Once we had engaged with a number of Auroville architects to initially test the water it was felt that as long as a clear brief could be agreed upon there would be more than enough interest to start organising a collaborative process for the Crown. Omar informed the TDC of this on the 1st October and we have been waiting for the promised brief ever since…

Then suddenly out of the blue I was asked a few days ago by TDC to attend a meeting with architects and planners from the Vastu Shilpa Foundation (VSF) to also explain the dreamweaving process to them. Omar was unfortunately out of town but attended via Zoom and we agreed to attend in the simple hope of getting some insight as to what was happening. However in the end we all had a very productive two-and-half hour meeting and everyone present was extremely enthusiastic about dreamweaving as a methodology for collaboration. In fact they were so enthusiastic that they even insisted that the Aurovilian architects should work together using the dreamweaving process on the whole of the Crown in order to help them fullfill their task – which is apparently to put together the Detailed Development Plans for the Auroville Township for the coming years.

Interestingly enough this particular meeting took place yesterday morning from 10.30am-1.00pm and during the meeting on multiple occasions it was reiterated to TDC that a collaborative process could only work on the assumption that no work should start on the ground until the process is complete. We were well aware of the letter that had been sent to the YC, but none of us had realised until long after the meeting that the JCBs were clearing ground in the same moment that we were getting reassurances that it wouldn’t happen.

I explain all this to highlight the fact that there has been a willingness since months from many of the Auroville architects to work together on a Crown design, that this had been requested from the Secretary, that the VSF then embraced our potential collective involvement wholeheartedly and that with this they would then be able provide much needed expertise to help further its elaboration with all the skills that they bring to the table.
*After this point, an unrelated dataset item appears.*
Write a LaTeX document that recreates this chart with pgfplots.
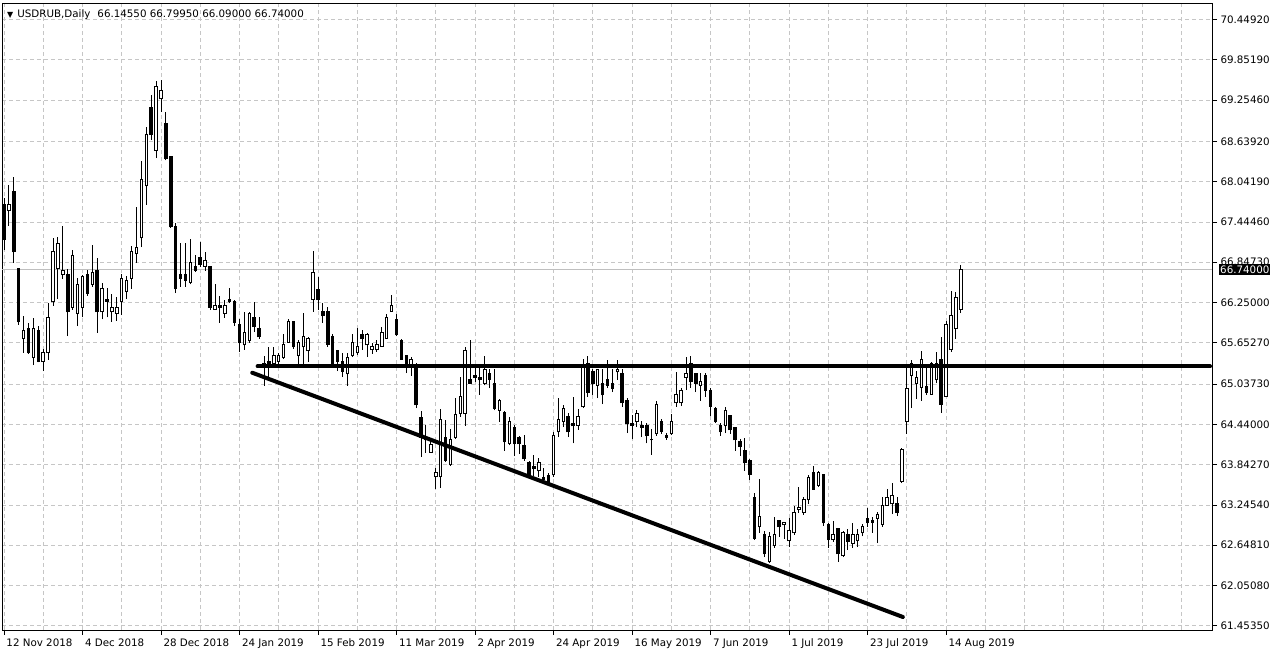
\documentclass[border=0pt]{standalone}
\usepackage{fontspec}
\setmainfont{DejaVu Sans}
\usepackage{pgfplots}
\usepackage{pgfplotstable}
\pgfplotsset{compat=1.18}

\pgfplotstableread{
i o h l c
0 67.70 67.80 67.03 67.18
1 67.62 67.99 67.39 67.71
2 67.90 68.11 66.84 67.00
3 66.75 66.76 65.92 65.96
4 65.72 66.05 65.50 65.83
5 65.87 65.95 65.49 65.50
6 65.43 66.02 65.32 65.86
7 65.83 65.90 65.36 65.37
8 65.38 65.56 65.23 65.50
9 65.50 66.24 65.40 66.02
10 66.26 67.21 66.20 67.00
11 66.76 67.22 66.30 67.13
12 66.67 67.39 66.60 66.72
13 66.66 66.75 65.75 66.11
14 66.18 67.03 66.14 66.95
15 66.09 66.61 65.90 66.51
16 66.17 66.66 66.03 66.63
17 66.66 66.73 66.35 66.39
18 66.52 67.10 66.48 66.70
19 66.73 66.91 65.80 66.11
20 66.11 66.54 66.00 66.45
21 66.30 66.46 66.03 66.27
22 66.11 66.38 65.96 66.18
23 66.09 66.33 65.98 66.18
24 66.26 66.67 66.06 66.60
25 66.41 66.64 66.30 66.57
26 66.61 67.09 66.45 67.00
27 66.97 67.67 66.84 67.06
28 67.21 68.35 67.07 68.08
29 67.98 68.85 67.70 68.74
30 69.15 69.33 68.66 68.74
31 68.51 69.54 68.39 69.45
32 69.27 69.55 69.08 69.39
33 68.90 69.08 68.36 68.39
34 68.42 68.43 67.36 67.37
35 67.37 67.43 66.39 66.45
36 66.66 67.13 66.48 66.61
37 66.67 67.13 66.48 66.58
38 66.55 67.19 66.52 66.84
39 66.78 66.95 66.70 66.73
40 66.92 67.15 66.78 66.81
41 66.79 67.00 66.72 66.87
42 66.78 66.79 66.14 66.18
43 66.15 66.52 66.14 66.21
44 66.20 66.35 65.95 66.18
45 66.09 66.29 66.02 66.21
46 66.29 66.46 66.24 66.26
47 66.26 66.29 65.90 65.95
48 65.93 66.00 65.52 65.65
49 65.62 66.11 65.55 65.81
50 65.68 66.11 65.65 66.09
51 66.02 66.26 65.81 65.89
52 65.86 66.03 65.71 65.74
53 65.35 65.46 65.01 65.29
54 65.37 65.59 65.14 65.31
55 65.35 65.59 65.34 65.46
56 65.38 65.50 65.32 65.46
57 65.43 65.78 65.41 65.63
58 65.66 66.00 65.65 65.96
59 65.96 65.97 65.56 65.59
60 65.46 65.69 65.34 65.65
61 65.59 66.09 65.34 65.74
62 65.53 65.74 65.37 65.71
63 66.30 67.01 66.11 66.70
64 66.44 66.63 66.14 66.30
65 66.11 66.24 65.95 66.05
66 66.11 66.18 65.59 65.63
67 65.75 65.78 65.29 65.34
68 65.53 65.55 65.23 65.38
69 65.37 65.50 65.14 65.23
70 65.19 65.50 65.01 65.44
71 65.46 65.78 65.44 65.66
72 65.50 65.87 65.47 65.60
73 65.77 65.84 65.55 65.71
74 65.62 65.80 65.44 65.78
75 65.55 65.65 65.49 65.59
76 65.55 65.69 65.52 65.62
77 65.60 65.89 65.59 65.80
78 65.72 66.08 65.71 66.02
79 66.12 66.36 66.11 66.21
80 66.00 66.08 65.75 65.77
81 65.69 65.71 65.40 65.41
82 65.46 65.47 65.20 65.31
83 65.31 65.44 65.16 65.41
84 65.32 65.35 64.68 64.73
85 64.54 64.64 63.96 64.25
86 64.25 64.43 64.02 64.21
87 64.03 64.24 64.02 64.14
88 63.66 63.79 63.48 63.73
89 63.66 64.67 63.50 64.52
90 64.25 64.51 63.88 63.91
91 63.84 64.37 63.82 64.22
92 64.25 64.83 64.23 64.58
93 64.60 65.14 64.55 64.85
94 64.60 65.59 64.42 65.53
95 65.10 65.69 65.04 65.05
96 65.17 65.29 65.07 65.14
97 65.13 65.28 64.88 65.10
98 65.05 65.46 65.02 65.26
99 65.20 65.26 64.98 65.11
100 65.05 65.26 64.65 64.68
101 64.65 64.82 64.48 64.79
102 64.62 64.64 64.05 64.18
103 64.16 64.55 64.13 64.49
104 64.40 64.43 63.97 64.15
105 64.25 64.27 64.00 64.15
106 64.12 64.28 63.90 63.93
107 63.88 63.90 63.66 63.69
108 63.81 63.99 63.67 63.79
109 63.75 63.94 63.66 63.88
110 63.65 63.79 63.59 63.62
111 63.68 63.72 63.56 63.57
112 63.69 64.33 63.66 64.27
113 64.33 64.83 64.25 64.51
114 64.48 64.73 64.40 64.68
115 64.55 64.61 64.25 64.33
116 64.45 64.85 64.16 64.42
117 64.43 64.67 64.36 64.55
118 64.70 65.41 64.68 65.31
119 65.35 65.46 64.85 64.92
120 65.22 65.26 64.88 65.04
121 65.02 65.26 64.83 65.25
122 65.04 65.26 64.74 64.88
123 65.11 65.40 64.98 65.02
124 65.05 65.26 64.92 64.98
125 65.22 65.40 65.10 65.26
126 65.19 65.26 64.70 64.76
127 64.79 64.83 64.31 64.45
128 64.46 64.58 64.22 64.43
129 64.49 64.65 64.40 64.60
130 64.42 64.49 64.25 64.40
131 64.42 64.46 64.16 64.27
132 64.22 64.37 63.99 64.21
133 64.30 64.79 64.27 64.73
134 64.48 64.52 64.30 64.34
135 64.27 64.31 64.21 64.25
136 64.30 64.60 64.28 64.49
137 64.76 65.22 64.70 64.88
138 64.76 64.98 64.71 64.95
139 65.14 65.44 64.95 65.19
140 65.35 65.46 64.98 65.07
141 65.19 65.20 64.92 65.05
142 65.02 65.20 64.79 65.08
143 65.16 65.20 64.85 64.95
144 64.94 64.98 64.56 64.71
145 64.67 64.70 64.46 64.48
146 64.43 64.46 64.27 64.33
147 64.42 64.70 64.31 64.65
148 64.57 64.58 64.30 64.36
149 64.39 64.40 64.05 64.21
150 64.18 64.22 63.97 64.11
151 64.05 64.24 63.75 63.87
152 63.90 63.93 63.62 63.70
153 63.36 63.42 62.73 62.75
154 62.92 63.63 62.83 63.07
155 62.80 62.86 62.47 62.52
156 62.40 62.84 62.38 62.78
157 62.65 63.07 62.61 62.80
158 63.01 63.02 62.77 62.92
159 62.95 62.99 62.74 62.98
160 62.71 63.05 62.62 62.87
161 62.83 63.23 62.80 63.14
162 63.18 63.51 63.13 63.21
163 63.13 63.36 63.10 63.33
164 63.32 63.69 63.26 63.65
165 63.73 63.82 63.47 63.48
166 63.54 63.75 63.51 63.72
167 63.69 63.71 62.93 62.98
168 62.96 62.98 62.61 62.73
169 62.73 63.01 62.70 62.81
170 62.89 62.90 62.40 62.52
171 62.49 62.86 62.47 62.84
172 62.81 62.89 62.58 62.70
173 62.67 62.98 62.61 62.81
174 62.71 62.89 62.62 62.81
175 62.83 62.96 62.78 62.92
176 63.05 63.20 62.92 62.98
177 63.02 63.07 62.83 62.99
178 63.05 63.14 62.68 63.10
179 62.96 63.36 62.92 63.24
180 63.24 63.48 63.23 63.35
181 63.26 63.57 63.11 63.38
182 63.26 63.36 63.08 63.13
183 63.60 64.09 63.57 64.07
184 64.48 65.29 64.30 64.98
185 65.17 65.40 64.68 65.35
186 65.05 65.23 64.82 65.13
187 64.99 65.53 64.79 65.40
188 65.01 65.31 64.88 64.91
189 64.89 65.37 64.88 65.34
190 65.10 65.52 65.05 65.35
191 65.40 65.74 64.61 64.74
192 64.86 65.98 64.85 65.93
193 65.55 66.42 65.52 66.05
194 65.86 66.40 65.71 66.32
195 66.1455 66.7995 66.09 66.74
}\candles

\begin{document}
\begin{tikzpicture}
\useasboundingbox (0,0) rectangle (1280pt,652pt);
\begin{axis}[
  at={(2pt,22pt)}, anchor=south west,
  width=1210pt, height=627pt, scale only axis,
  xmin=-0.4, xmax=246.2, ymin=61.389, ymax=70.694,
  clip mode=individual,
  axis line style={black, line width=0.8pt},
  xtick={0,16,...,192},
  xticklabels={12 Nov 2018, 4 Dec 2018, 28 Dec 2018, 24 Jan 2019, 15 Feb 2019, 11 Mar 2019, 2 Apr 2019, 24 Apr 2019, 16 May 2019, 7 Jun 2019, 1 Jul 2019, 23 Jul 2019, 14 Aug 2019},
  minor xtick={8,24,...,184,200,208,...,240},
  xtick pos=left,
  xticklabel style={anchor=north west, xshift=-1pt},
  ytick={61.4535,62.0508,62.6481,63.2454,63.8427,64.44,65.0373,65.6527,66.25,66.8473,67.4446,68.0419,68.6392,69.2546,69.8519,70.4492},
  yticklabels={61.45350,62.05080,62.64810,63.24540,63.84270,64.44000,65.03730,65.65270,66.25000,66.84730,67.44460,68.04190,68.63920,69.25460,69.85190,70.44920},
  ytick pos=right, yticklabel pos=right,
  yticklabel style={anchor=west},
  tick align=outside, major tick length=5pt, minor tick length=0pt,
  tick style={black, line width=0.6pt},
  xmajorgrids, xminorgrids, ymajorgrids,
  major grid style={gray!45, dash pattern=on 4pt off 3pt, line width=0.7pt},
  minor grid style={gray!45, dash pattern=on 4pt off 3pt, line width=0.7pt},
  tick label style={font=\fontsize{10.3}{12}\selectfont},
]
% current price line
\addplot[gray!50, line width=0.7pt, forget plot] coordinates {(-0.4,66.74) (246.2,66.74)};
% wicks
\addplot[draw=none, mark=none, forget plot,
  error bars/.cd, y dir=plus, y explicit, error mark=none,
  error bar style={draw=black, solid, line width=0.9pt}]
  table[x=i, y=l, y error expr=\thisrow{h}-\thisrow{l}] {\candles};
% bodies (outline / bearish fill)
\addplot[draw=none, mark=none, forget plot,
  error bars/.cd, y dir=plus, y explicit, error mark=none,
  error bar style={draw=black, solid, line width=3.5pt, line cap=butt}]
  table[x=i, y expr={min(\thisrow{o},\thisrow{c})-0.0074}, y error expr={abs(\thisrow{c}-\thisrow{o})+0.0148}] {\candles};
% bullish interior
\addplot[draw=none, mark=none, forget plot,
  error bars/.cd, y dir=plus, y explicit, error mark=none,
  error bar style={draw=white, solid, line width=1.5pt, line cap=butt}]
  table[x=i, y expr={\thisrow{o}+0.0074}, y error expr={(\thisrow{c}>\thisrow{o})*max(0,\thisrow{c}-\thisrow{o}-0.0148)}] {\candles};
% support line and falling trend line
\addplot[black, line width=4pt, line cap=round, forget plot] coordinates {(51.7,65.30) (245.8,65.30)};
\addplot[black, line width=4pt, line cap=round, forget plot] coordinates {(50.6,65.207) (183.2,61.582)};
% current price box
\node[fill=black, text=white, anchor=west, inner xsep=1pt, inner ysep=1.5pt, font=\fontsize{10.3}{12}\selectfont, xshift=7pt] at (axis cs:246.2,66.74) {66.74000};
% header
\node[anchor=north west, inner sep=0pt, font=\fontsize{10.3}{12}\selectfont, xshift=5pt, yshift=-6pt] at (rel axis cs:0,1) {{\fontsize{8}{8}\selectfont ▼}\hspace{4pt}USDRUB,Daily\hspace{7pt}66.14550 66.79950 66.09000 66.74000};
\end{axis}
\end{tikzpicture}
\end{document}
I had considered sharing all this in Kalabhumi this afternoon, but in the end I sensed that it didn’t fit with the general focus of the meeting; however I’m writing now not only because I feel it is important for people to understand what I have just explained, but also to highlight that in my view there also appear to be active moves afoot by some Aurovilians to undermine the very involvement of the VSF. As a good example, the TDC sent out a massmail for the community to attend a meeting in SAWCHU with the visiting planners with only six minutes advanced warning (which has to be an all-time record even by Auroville standards!!) and yet once again many members of the ‘Universal Township’ group appear to have been informed in advance in order to be present to drive their position home. This is not the first time that I am aware of outside professionals being effectively cornered and told in no uncertain terms that they don’t understand what Auroville is about – however in this instance the VSF themselves were the ones to admit this point from the beginning which is why they are actively encouraging the active involvement and support of the community in order to help us move forward.

In my view the Master Plan which is presently being used as a hammer to push through an extremely narrow interpretation of Mother’s vision is not only manifesting the opposite of Human Unity but is simultaneously destroying the very Galaxy Model that they claim to want to build. If people want to experience the quality of consciousness, materials and form that Mother wished us to aspire towards I would recommend that they go and visit Golconde in Pondicherry. However, what we are ‘building’ with the Master Plan as it stands today is not only the opposite of everything that Golconde stood for but is also a pale shadow of what the Galaxy Model could potentially become if it is approached in an open and inclusive way.

In the hope of greater honesty and transparency,

David

By David Nightingale, Crown Ways, les chemins de La Couronne : a proposal made by Dreamcatchers in 2007 as an alternative to the Crown Road.